▶ [Your task] Quote the data exactly, first line to the line containing "(0,0) rectangle (1080,731);", with no pictures.
┌──
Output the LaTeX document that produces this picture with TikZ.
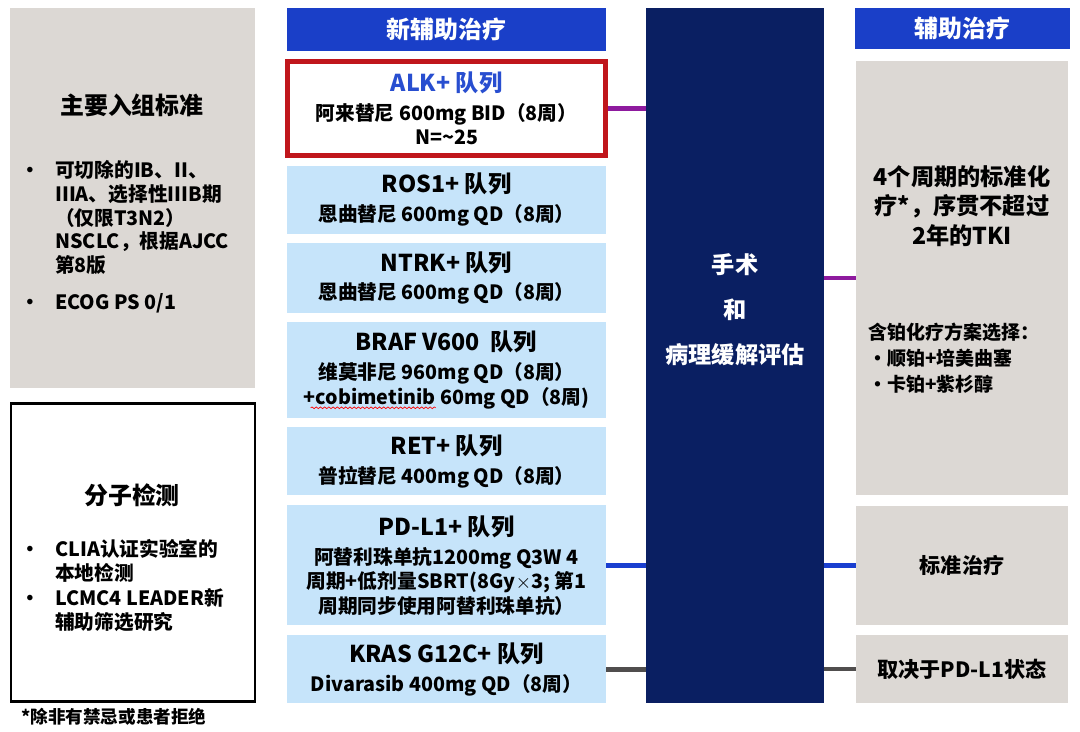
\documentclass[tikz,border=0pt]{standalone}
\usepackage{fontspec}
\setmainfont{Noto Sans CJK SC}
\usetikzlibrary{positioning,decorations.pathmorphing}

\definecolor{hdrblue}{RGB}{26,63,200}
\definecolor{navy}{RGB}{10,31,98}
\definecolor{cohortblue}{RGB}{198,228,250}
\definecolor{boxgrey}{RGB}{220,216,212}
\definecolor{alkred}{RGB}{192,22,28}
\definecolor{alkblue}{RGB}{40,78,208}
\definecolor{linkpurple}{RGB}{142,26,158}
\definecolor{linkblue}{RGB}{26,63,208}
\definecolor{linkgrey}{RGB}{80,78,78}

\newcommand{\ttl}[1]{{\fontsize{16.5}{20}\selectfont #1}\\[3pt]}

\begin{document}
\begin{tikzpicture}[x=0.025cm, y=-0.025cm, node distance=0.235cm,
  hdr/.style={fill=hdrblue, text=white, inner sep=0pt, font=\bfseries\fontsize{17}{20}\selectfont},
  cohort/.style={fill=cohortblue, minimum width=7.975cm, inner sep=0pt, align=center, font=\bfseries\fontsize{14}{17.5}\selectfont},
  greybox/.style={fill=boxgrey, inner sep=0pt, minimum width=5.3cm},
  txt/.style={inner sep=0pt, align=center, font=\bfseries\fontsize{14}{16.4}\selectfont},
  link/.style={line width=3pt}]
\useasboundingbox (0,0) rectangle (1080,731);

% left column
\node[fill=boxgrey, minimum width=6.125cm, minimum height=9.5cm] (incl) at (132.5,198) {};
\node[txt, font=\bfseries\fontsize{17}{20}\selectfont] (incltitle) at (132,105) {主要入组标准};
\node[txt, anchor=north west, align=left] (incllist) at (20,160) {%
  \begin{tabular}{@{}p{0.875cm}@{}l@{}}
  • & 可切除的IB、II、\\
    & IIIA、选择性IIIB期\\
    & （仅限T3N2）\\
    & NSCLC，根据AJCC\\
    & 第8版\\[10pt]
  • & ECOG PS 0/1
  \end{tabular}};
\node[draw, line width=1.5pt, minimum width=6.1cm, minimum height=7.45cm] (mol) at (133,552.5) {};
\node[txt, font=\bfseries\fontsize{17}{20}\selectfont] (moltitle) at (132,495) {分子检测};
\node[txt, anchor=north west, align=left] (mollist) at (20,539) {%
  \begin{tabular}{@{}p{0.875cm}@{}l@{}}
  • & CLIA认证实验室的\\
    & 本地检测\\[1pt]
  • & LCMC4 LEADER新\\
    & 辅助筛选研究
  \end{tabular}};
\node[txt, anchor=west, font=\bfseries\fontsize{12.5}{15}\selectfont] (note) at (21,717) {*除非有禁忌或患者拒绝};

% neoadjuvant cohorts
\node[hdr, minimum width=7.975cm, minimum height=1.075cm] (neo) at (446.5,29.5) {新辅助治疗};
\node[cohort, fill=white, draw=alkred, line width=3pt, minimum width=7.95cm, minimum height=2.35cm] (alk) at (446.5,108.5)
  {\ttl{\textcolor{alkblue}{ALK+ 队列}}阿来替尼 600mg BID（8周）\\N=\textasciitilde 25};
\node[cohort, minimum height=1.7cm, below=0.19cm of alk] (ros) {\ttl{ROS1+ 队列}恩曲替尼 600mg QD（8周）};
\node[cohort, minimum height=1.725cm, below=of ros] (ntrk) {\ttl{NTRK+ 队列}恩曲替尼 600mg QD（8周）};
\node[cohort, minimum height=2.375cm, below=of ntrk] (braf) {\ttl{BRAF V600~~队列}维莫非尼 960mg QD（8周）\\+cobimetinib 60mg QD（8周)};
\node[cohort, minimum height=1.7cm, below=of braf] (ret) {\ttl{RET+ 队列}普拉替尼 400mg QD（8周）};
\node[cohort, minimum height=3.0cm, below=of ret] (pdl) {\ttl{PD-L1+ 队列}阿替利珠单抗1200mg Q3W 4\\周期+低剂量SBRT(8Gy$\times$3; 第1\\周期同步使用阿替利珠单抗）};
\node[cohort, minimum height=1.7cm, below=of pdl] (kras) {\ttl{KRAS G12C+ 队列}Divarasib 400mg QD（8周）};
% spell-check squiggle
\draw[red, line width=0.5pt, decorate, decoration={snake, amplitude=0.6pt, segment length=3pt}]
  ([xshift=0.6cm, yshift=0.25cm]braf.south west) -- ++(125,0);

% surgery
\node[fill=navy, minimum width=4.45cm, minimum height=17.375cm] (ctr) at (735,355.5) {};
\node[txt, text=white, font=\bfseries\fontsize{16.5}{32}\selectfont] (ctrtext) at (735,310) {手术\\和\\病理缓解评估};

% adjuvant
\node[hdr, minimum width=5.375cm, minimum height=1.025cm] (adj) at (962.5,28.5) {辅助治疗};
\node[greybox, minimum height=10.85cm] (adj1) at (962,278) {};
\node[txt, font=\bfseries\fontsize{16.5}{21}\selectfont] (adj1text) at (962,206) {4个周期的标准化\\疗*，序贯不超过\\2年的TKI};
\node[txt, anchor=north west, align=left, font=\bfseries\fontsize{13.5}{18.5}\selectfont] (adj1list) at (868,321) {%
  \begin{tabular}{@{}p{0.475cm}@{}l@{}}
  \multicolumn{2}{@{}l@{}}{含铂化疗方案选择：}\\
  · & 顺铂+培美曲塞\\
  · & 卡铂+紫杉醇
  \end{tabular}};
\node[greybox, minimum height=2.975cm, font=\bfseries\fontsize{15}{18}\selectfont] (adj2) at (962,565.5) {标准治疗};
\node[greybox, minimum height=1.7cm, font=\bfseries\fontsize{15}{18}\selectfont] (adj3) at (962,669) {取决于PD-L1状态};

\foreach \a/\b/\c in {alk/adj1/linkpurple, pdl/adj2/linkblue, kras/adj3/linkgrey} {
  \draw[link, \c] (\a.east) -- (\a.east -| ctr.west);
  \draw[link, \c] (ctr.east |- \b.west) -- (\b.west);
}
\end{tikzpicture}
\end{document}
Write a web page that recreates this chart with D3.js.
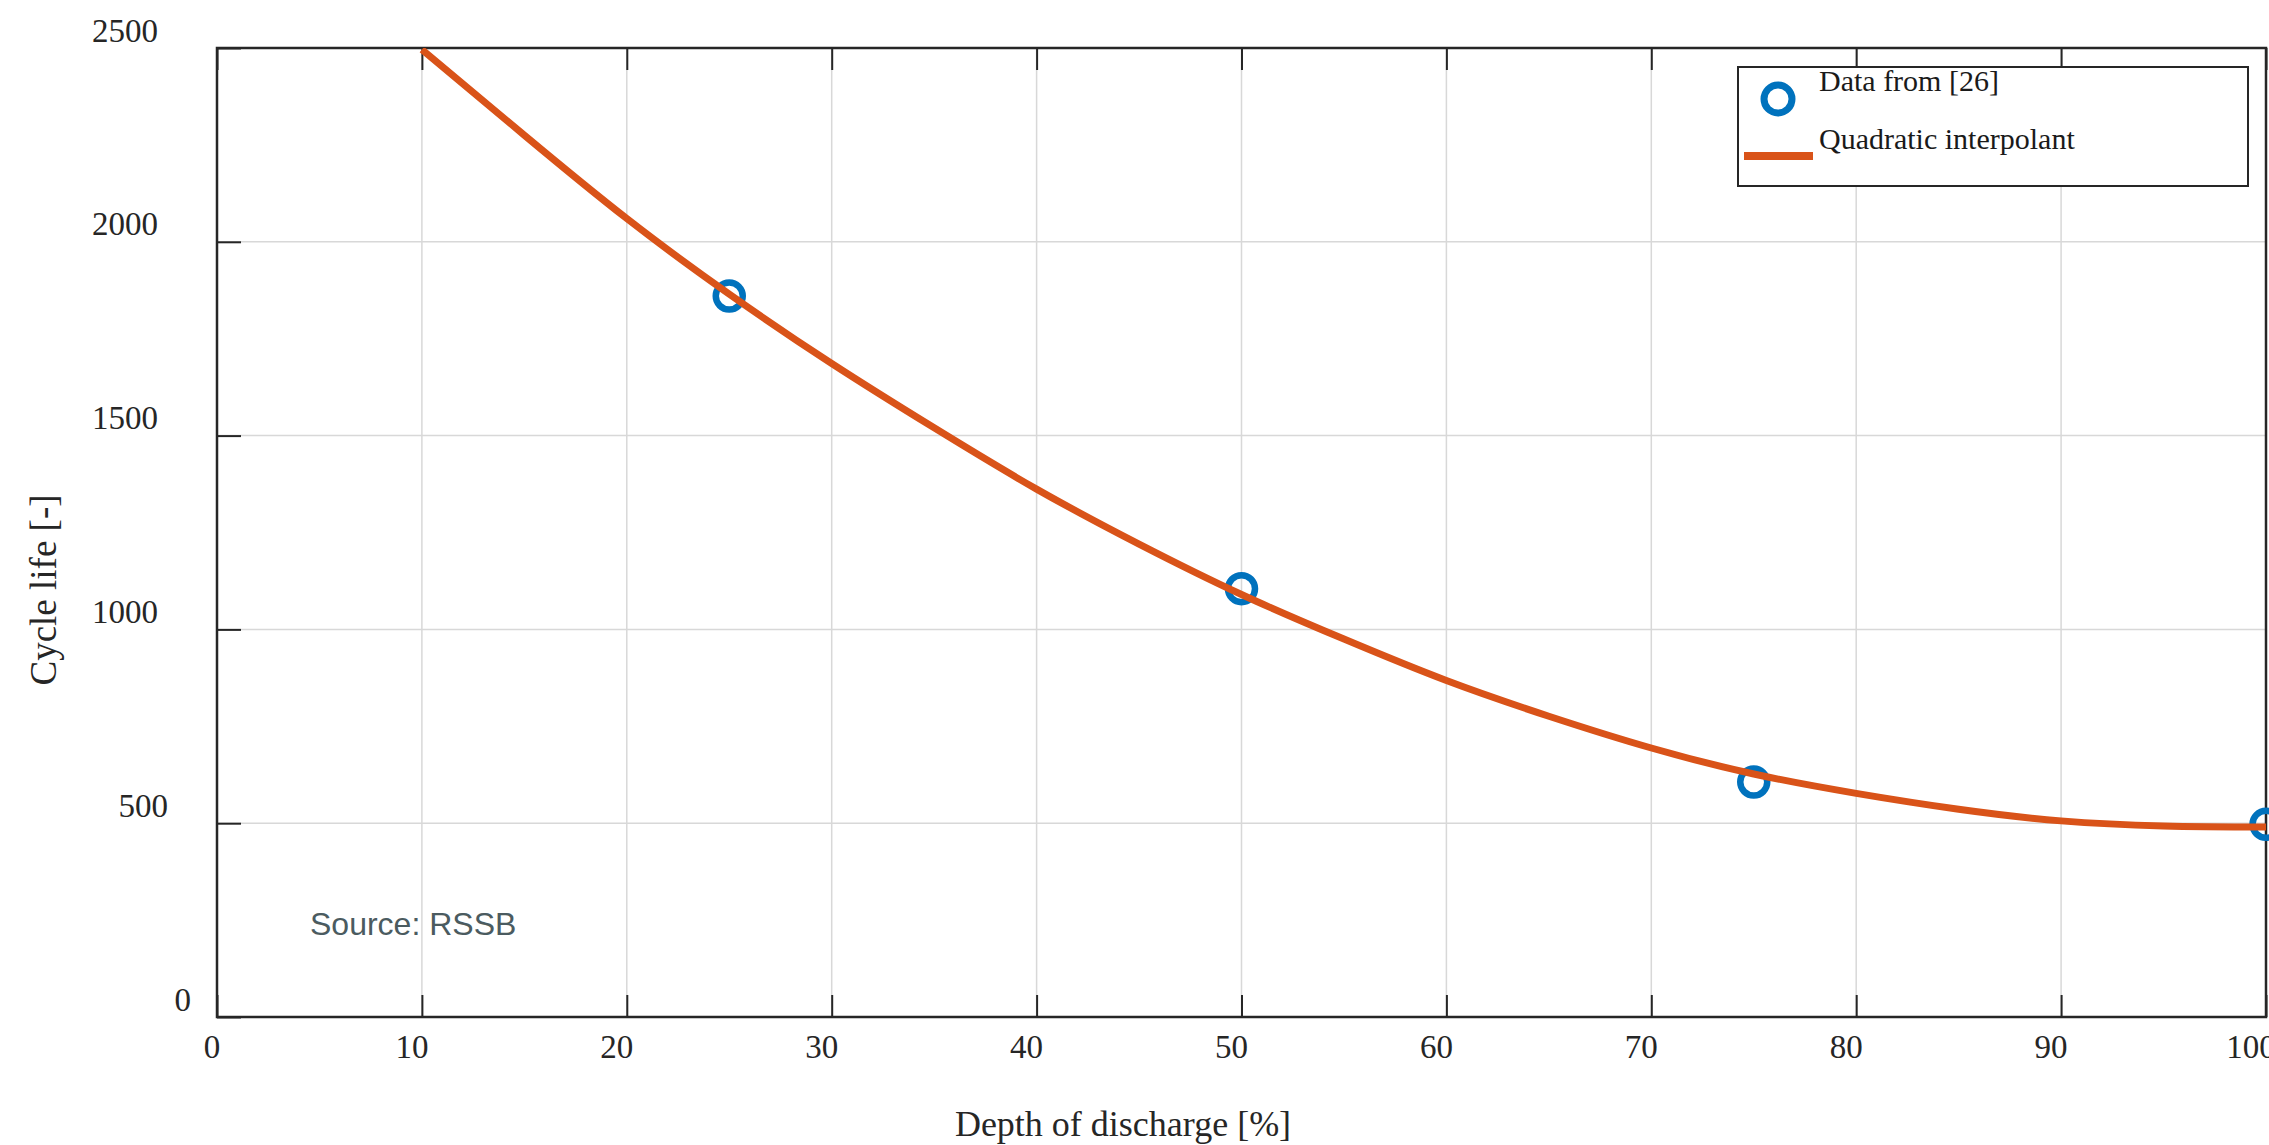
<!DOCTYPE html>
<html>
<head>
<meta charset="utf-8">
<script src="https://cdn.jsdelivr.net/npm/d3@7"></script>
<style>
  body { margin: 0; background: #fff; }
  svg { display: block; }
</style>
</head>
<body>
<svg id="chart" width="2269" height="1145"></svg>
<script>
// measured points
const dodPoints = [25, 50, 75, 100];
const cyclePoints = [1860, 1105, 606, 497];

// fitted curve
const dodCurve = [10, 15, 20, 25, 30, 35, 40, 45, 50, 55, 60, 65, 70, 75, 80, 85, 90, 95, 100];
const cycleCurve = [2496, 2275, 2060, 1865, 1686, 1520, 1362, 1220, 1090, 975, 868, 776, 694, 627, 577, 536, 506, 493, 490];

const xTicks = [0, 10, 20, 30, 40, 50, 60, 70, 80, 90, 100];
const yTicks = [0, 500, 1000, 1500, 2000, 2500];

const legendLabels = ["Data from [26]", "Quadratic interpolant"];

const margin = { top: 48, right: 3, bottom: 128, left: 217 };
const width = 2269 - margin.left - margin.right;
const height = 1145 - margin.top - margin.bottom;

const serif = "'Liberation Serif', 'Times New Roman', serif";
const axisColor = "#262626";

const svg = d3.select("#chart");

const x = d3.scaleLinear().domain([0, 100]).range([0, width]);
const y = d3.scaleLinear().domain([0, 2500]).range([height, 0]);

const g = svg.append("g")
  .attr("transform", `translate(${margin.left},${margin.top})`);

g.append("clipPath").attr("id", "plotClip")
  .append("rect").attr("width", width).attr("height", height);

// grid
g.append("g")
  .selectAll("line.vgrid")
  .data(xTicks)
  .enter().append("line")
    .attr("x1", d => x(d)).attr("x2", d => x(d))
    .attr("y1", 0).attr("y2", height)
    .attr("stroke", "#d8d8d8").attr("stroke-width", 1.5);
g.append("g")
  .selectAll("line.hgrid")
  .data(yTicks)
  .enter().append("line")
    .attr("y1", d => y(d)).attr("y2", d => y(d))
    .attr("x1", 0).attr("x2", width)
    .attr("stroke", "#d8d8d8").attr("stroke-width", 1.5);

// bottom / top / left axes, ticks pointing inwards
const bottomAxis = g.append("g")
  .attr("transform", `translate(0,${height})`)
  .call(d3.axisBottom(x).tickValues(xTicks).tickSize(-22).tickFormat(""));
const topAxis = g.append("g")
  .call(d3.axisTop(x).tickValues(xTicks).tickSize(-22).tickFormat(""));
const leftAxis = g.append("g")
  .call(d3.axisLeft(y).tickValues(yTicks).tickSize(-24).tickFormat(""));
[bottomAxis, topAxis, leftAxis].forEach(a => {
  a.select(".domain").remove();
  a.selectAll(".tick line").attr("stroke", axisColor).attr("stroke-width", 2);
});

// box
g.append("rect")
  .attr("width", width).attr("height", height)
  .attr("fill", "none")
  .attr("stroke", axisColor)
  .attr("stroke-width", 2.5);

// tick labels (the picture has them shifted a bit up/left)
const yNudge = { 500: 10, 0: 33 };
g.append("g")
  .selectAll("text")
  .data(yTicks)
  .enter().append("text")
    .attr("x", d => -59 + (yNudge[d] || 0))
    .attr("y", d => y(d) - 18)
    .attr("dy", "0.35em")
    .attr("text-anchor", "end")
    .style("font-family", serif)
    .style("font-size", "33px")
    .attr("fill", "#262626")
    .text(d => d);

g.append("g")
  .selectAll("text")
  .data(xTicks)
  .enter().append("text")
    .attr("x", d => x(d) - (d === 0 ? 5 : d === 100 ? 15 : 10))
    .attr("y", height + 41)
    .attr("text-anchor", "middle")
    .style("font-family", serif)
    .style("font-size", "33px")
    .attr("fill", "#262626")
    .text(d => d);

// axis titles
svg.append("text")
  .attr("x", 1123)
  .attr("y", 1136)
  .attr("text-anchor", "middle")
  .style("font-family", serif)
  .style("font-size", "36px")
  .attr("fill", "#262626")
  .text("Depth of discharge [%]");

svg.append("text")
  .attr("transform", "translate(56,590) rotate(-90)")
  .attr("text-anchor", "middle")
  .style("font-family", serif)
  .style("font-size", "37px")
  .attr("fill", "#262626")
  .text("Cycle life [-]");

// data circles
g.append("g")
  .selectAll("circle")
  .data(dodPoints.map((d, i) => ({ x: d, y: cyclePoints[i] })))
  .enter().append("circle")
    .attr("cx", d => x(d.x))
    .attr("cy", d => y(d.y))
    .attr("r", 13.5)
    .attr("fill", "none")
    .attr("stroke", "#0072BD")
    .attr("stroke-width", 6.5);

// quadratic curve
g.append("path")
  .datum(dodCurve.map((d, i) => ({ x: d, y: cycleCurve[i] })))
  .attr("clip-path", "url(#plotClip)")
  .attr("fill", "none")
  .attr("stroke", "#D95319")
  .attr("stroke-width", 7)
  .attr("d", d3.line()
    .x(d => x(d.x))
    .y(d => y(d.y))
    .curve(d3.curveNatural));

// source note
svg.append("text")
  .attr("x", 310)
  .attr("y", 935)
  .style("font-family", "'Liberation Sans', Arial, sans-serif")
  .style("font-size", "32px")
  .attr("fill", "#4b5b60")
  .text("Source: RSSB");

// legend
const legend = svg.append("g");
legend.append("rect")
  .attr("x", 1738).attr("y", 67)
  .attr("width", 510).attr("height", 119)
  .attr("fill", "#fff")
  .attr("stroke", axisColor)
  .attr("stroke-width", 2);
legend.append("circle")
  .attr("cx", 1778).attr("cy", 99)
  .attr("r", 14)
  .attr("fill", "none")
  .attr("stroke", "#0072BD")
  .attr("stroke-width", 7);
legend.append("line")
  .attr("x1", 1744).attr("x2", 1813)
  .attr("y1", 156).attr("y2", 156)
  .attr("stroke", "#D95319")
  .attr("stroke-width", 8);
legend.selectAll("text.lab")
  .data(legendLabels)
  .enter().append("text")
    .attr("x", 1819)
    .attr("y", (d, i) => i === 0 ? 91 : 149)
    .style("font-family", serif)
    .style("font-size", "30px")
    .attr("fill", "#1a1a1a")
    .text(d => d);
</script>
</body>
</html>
└──
▶ [Complete response]
Output the LaTeX document that produces this picture with TikZ.
\documentclass[tikz,border=0pt]{standalone}
\usepackage{fontspec}
\setmainfont{Noto Sans CJK SC}
\usetikzlibrary{positioning,decorations.pathmorphing}

\definecolor{hdrblue}{RGB}{26,63,200}
\definecolor{navy}{RGB}{10,31,98}
\definecolor{cohortblue}{RGB}{198,228,250}
\definecolor{boxgrey}{RGB}{220,216,212}
\definecolor{alkred}{RGB}{192,22,28}
\definecolor{alkblue}{RGB}{40,78,208}
\definecolor{linkpurple}{RGB}{142,26,158}
\definecolor{linkblue}{RGB}{26,63,208}
\definecolor{linkgrey}{RGB}{80,78,78}

\newcommand{\ttl}[1]{{\fontsize{16.5}{20}\selectfont #1}\\[3pt]}

\begin{document}
\begin{tikzpicture}[x=0.025cm, y=-0.025cm, node distance=0.235cm,
  hdr/.style={fill=hdrblue, text=white, inner sep=0pt, font=\bfseries\fontsize{17}{20}\selectfont},
  cohort/.style={fill=cohortblue, minimum width=7.975cm, inner sep=0pt, align=center, font=\bfseries\fontsize{14}{17.5}\selectfont},
  greybox/.style={fill=boxgrey, inner sep=0pt, minimum width=5.3cm},
  txt/.style={inner sep=0pt, align=center, font=\bfseries\fontsize{14}{16.4}\selectfont},
  link/.style={line width=3pt}]
\useasboundingbox (0,0) rectangle (1080,731);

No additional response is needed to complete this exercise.